Spectral quantitative analysis of complex samples based on extreme learning machine
writer:Xihui Bian*, Shujuan Li, Mengran Fan, Yugao Guo, Na Chang, Jiangjiang
keywords:Extreme learning machine, Multivariate calibration, Spectral quantitative analysis, Complex samples
source:期刊
specific source:Analytical Methods, 2016, 8 (23): 4674-4679
Issue time:2016年
Multivariate calibration including linear and non-linear methods has been widely used in the spectral
quantitative analysis of complex samples. Despite the efficiency and few parameters
involved, linear methods are inferior for nonlinear problems. Non-linear
methods also have disadvantages such as requirement many parameters,
time-consuming and easily relapsing into local optima though the outstanding
performance in nonlinearity. Thus, taking the advantages of both linear and non-linear
methods, a novel algorithm called extreme learning machine (ELM) is introduced.
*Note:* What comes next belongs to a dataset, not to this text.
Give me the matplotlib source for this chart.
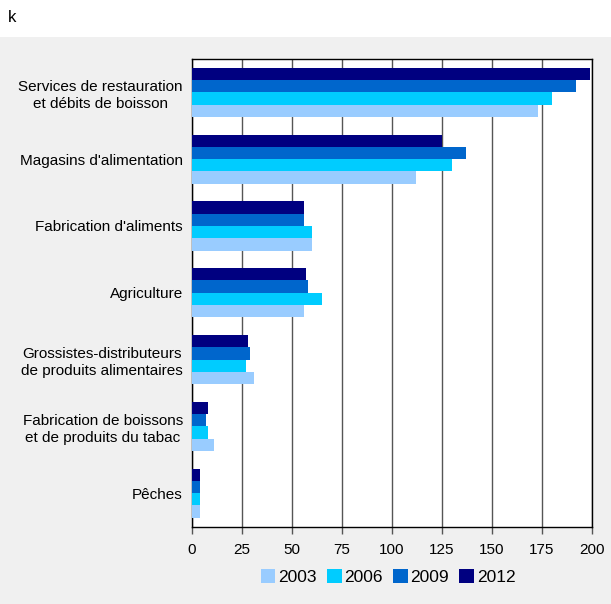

The efficiency and stability of the method are investigated firstly. Then the optimal
activation function and number of hidden layer nodes are determined by a new defined
parameter, which took into account both predictive accuracy and stability of
the model. The predictive performance of ELM is compared
with principal component regression (PCR), partial least squares (PLS), support vector regression (SVR) and back propagation artificial neural
network (BP-ANN) by three near-infrared (NIR) spectral datasets of diesel fuel,
ternary mixture and blood. Results show that the efficiency of ELM is mainly
affected by the number of nodes for a certain dataset. Despite some
instability, ELM becomes stable close to the optimal parameters. Moreover, ELM
has better or comparable performance compared with its competitors in the spectral
quantitative analysis of complex samples.